Chris still says (and I agree) that when encrypting something is simply a matter of checking the box, with little downside, you should go ahead and do that. But if you inherited or found a system where that didn’t happen, then you probably have other concerns you should fix first.
Succeeding at a project in an organization is like pushing a boulder up a hill that is too heavy for any single person to lift.
It doesn’t make sense to ask what the “root cause of success” is for an effort like this, because it’s a collaboration that requires the work of many different people to succeed. It’s not meaningful to single out a particular individual as the reason the boulder made it to the top.
Now, let’s imagine that the team got the boulder to the top of the hill, and balanced it precariously at the summit, maybe with some supports to keep it from tumbling down again.
Next, imagine that there’s a nearby baseball field, and some kid whacks a fly ball that strikes one of the supports, and the rock tumbles down.

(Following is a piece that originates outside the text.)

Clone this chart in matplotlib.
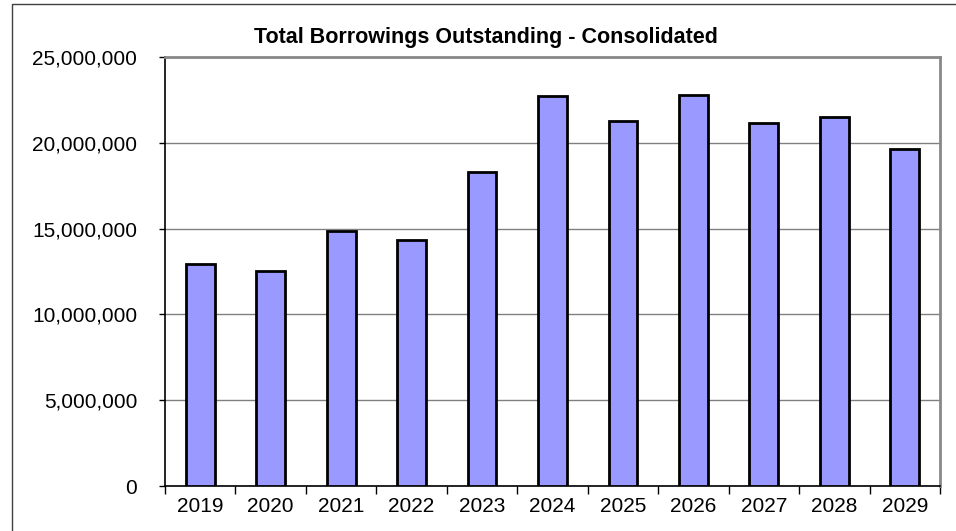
import matplotlib
matplotlib.use("Agg")
import matplotlib.pyplot as plt
from matplotlib.patches import Rectangle
from matplotlib.ticker import FuncFormatter, FixedLocator
import numpy as np

years = ["2019", "2020", "2021", "2022", "2023", "2024",
         "2025", "2026", "2027", "2028", "2029"]
borrowings = [12920000, 12530000, 14860000, 14320000, 18300000, 22730000,
              21250000, 22790000, 21170000, 21500000, 19660000]
y_ticks = [0, 5000000, 10000000, 15000000, 20000000, 25000000]

plt.rcParams["font.family"] = ["Liberation Sans", "DejaVu Sans"]

fig = plt.figure(figsize=(9.56, 5.31), dpi=100)
ax = fig.add_axes([165 / 956, 45 / 531, 775 / 956, 429 / 531])

x = np.arange(len(years))
ax.bar(x, borrowings, width=0.41, color="#9999FF", edgecolor="black",
       linewidth=2.0, zorder=3)

ax.set_xlim(-0.5, len(years) - 0.5)
ax.set_ylim(0, 25000000)

# y axis: comma formatted values, grey horizontal grid
ax.yaxis.set_major_locator(FixedLocator(y_ticks))
ax.yaxis.set_major_formatter(FuncFormatter(lambda v, p: f"{int(v):,}"))
ax.yaxis.grid(True, color="#808080", linewidth=1.0, zorder=0)
ax.tick_params(axis="y", direction="out", length=4, width=1.0,
               labelsize=15, pad=16, color="black")

# x axis: labels centred on bars, ticks between categories
ax.set_xticks(x)
ax.set_xticklabels(years)
ax.set_xticks(np.arange(-0.5, len(years)), minor=True)
ax.tick_params(axis="x", which="major", length=0, labelsize=15, pad=8)
ax.tick_params(axis="x", which="minor", direction="out", length=6,
               width=1.0, color="black")

for side in ("left", "bottom"):
    ax.spines[side].set_color("black")
    ax.spines[side].set_linewidth(1.2)
for side in ("top", "right"):
    ax.spines[side].set_color("#888888")
    ax.spines[side].set_linewidth(2.0)

fig.text(486 / 956, 1 - 43 / 531, "Total Borrowings Outstanding - Consolidated",
         ha="center", va="baseline", fontsize=15.5, fontweight="bold")

# chart frame
fig.patches.append(Rectangle((12 / 956, -0.1), 1.2, 1 - 4 / 531 + 0.1,
                             transform=fig.transFigure, fill=False,
                             edgecolor="#404040", linewidth=1.0))

fig.savefig("out.png", dpi=100)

This is a lovely analogy for why looking for a single root cause for failure is a bad idea.
1) Memory corruption is still the most effective strategy for offense, but it’s advantages are eroding
2) Increasingly, offense will replace memory corruption components with other logic flaws
3) Defensive profits by improved detection facilities as a result of less powerful offensive toolkits, and moving to the cloud
The old adage “Defense needs to be right every time, offense only needs to be right once” will possibly be inverted!
Mark gave the keynote at HackInTheBox Singapore recently, and gave his predictions for the coming changes to cybersecurity in the future.

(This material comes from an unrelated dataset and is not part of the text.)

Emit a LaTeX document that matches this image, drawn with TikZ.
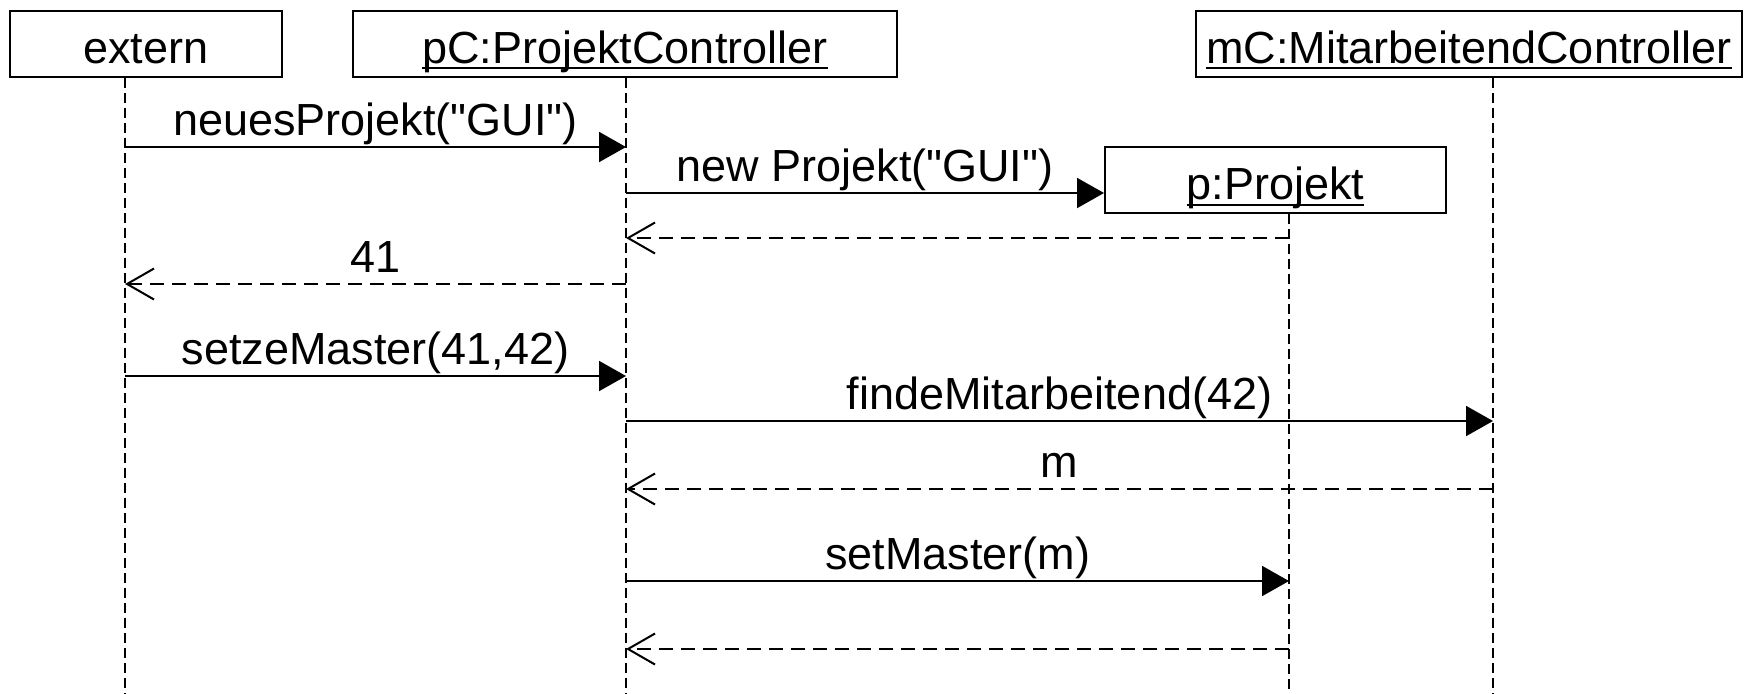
\documentclass[tikz,border=0pt]{standalone}
\usepackage{fontspec}
\setmainfont{Liberation Sans}[Ligatures=TeXOff]
\usepackage{tikz}
\usetikzlibrary{arrows.meta}

% underlined object name, line at a fixed depth
\newcommand{\objname}[1]{\setbox0\hbox{#1}\rlap{\rule[-3pt]{\wd0}{1pt}}\box0}

\begin{document}
\begin{tikzpicture}[x=0.5pt, y=-0.5pt, font=\fontsize{22.5}{27}\selectfont,
    objbox/.style={draw, line width=1pt, inner sep=0pt, minimum height=33pt,
        text height=19.5pt, text depth=0pt},
    lifeline/.style={line width=0.8pt, dash pattern=on 5pt off 2.5pt},
    call/.style={line width=1pt, -{Triangle[length=13.5pt, width=15pt]}},
    reply/.style={line width=1pt, dash pattern=on 7pt off 4pt,
        -{Straight Barb[length=13.5pt, width=15.5pt]}},
    msglabel/.style={anchor=base, yshift=6pt, inner sep=0pt}]
    \fill[white] (0,0) rectangle (1751,693);
    \useasboundingbox (0,0) rectangle (1751,693);
    % Objects
    \node[objbox, minimum width=136pt] (extern) at (146,43.5) {extern};
    \node[objbox, minimum width=272pt] (pc) at (625,43.5) {\objname{pC:ProjektController}};
    \node[objbox, minimum width=273pt] (mc) at (1469,43.5) {\objname{mC:MitarbeitendController}};
    \node[objbox, minimum width=170.5pt] (p) at (1275.5,180) {\objname{p:Projekt}};
    % Lifelines
    \coordinate (extEnd) at (125,693);
    \coordinate (pcEnd) at (626,693);
    \coordinate (pEnd) at (1289,693);
    \coordinate (mcEnd) at (1493,693);
    \draw[lifeline] (extern.south -| extEnd) -- (extEnd);
    \draw[lifeline] (pc.south -| pcEnd) -- (pcEnd);
    \draw[lifeline] (p.south -| pEnd) -- (pEnd);
    \draw[lifeline] (mc.south -| mcEnd) -- (mcEnd);
    % Messages
    \draw[call] (extEnd |- 0,147) -- node[msglabel] {neuesProjekt("GUI")} (pcEnd |- 0,147);
    \draw[call] (pcEnd |- 0,193) -- node[msglabel] {new Projekt("GUI")} (p.west |- 0,193);
    \draw[reply] (pEnd |- 0,238) -- (pcEnd |- 0,238);
    \draw[reply] (pcEnd |- 0,284) -- node[msglabel] {41} (extEnd |- 0,284);
    \draw[call] (extEnd |- 0,376) -- node[msglabel] {setzeMaster(41,42)} (pcEnd |- 0,376);
    \draw[call] (pcEnd |- 0,421) -- node[msglabel] {findeMitarbeitend(42)} (mcEnd |- 0,421);
    \draw[reply] (mcEnd |- 0,489) -- node[msglabel] {m} (pcEnd |- 0,489);
    \draw[call] (pcEnd |- 0,581) -- node[msglabel] {setMaster(m)} (pEnd |- 0,581);
    \draw[reply] (pEnd |- 0,649) -- (pcEnd |- 0,649);
\end{tikzpicture}
\end{document}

Due to the event, this is mostly focused on the security researcher and device vulnerability community. His argument that unsafe memory operations are getting increasingly hard to find and exploit, and that this will cause a pivot to cryptographic vulnerabilities seems to hold up. We’ve seen a number of fairly major vulnerabilities recently, and cryptography is notoriously hard to do right. Given the aim of most offensive security researchers is to run executable code, expect the first targets to be anything that signs code or code updates.
But traditional cybersecurity mechanisms were not designed to ensure secure configuration or operate at the tempo required to capture the benefits of agility and speed that business leaders expect. As a result, as companies try to capture cloud value, they must adopt new security architectures and processes to protect their cloud workloads. Then cloud migration can increase not only the delivery of business value but also the security of their systems and applications compared with the old on-premises world.
“Security as code” (SaC)1 has been the most effective approach to securing cloud workloads with speed and agility. At this point, most cloud leaders agree that infrastructure as code (IaC) allows them to automate the building of systems in the cloud without error-prone manual configuration. SaC takes this one step further by defining cybersecurity policies and standards programmatically, so they can be referenced automatically in the configuration scripts used to provision cloud systems and systems running in the cloud can be compared with security policies to prevent “drift”
Valuable if your security or executive leadership wont believe you when you tell them you need a security as code programme. Even McKinsey agrees that Security as Code (and relatedly Code as Compliance) are the most robust way to secure modern cloud systems.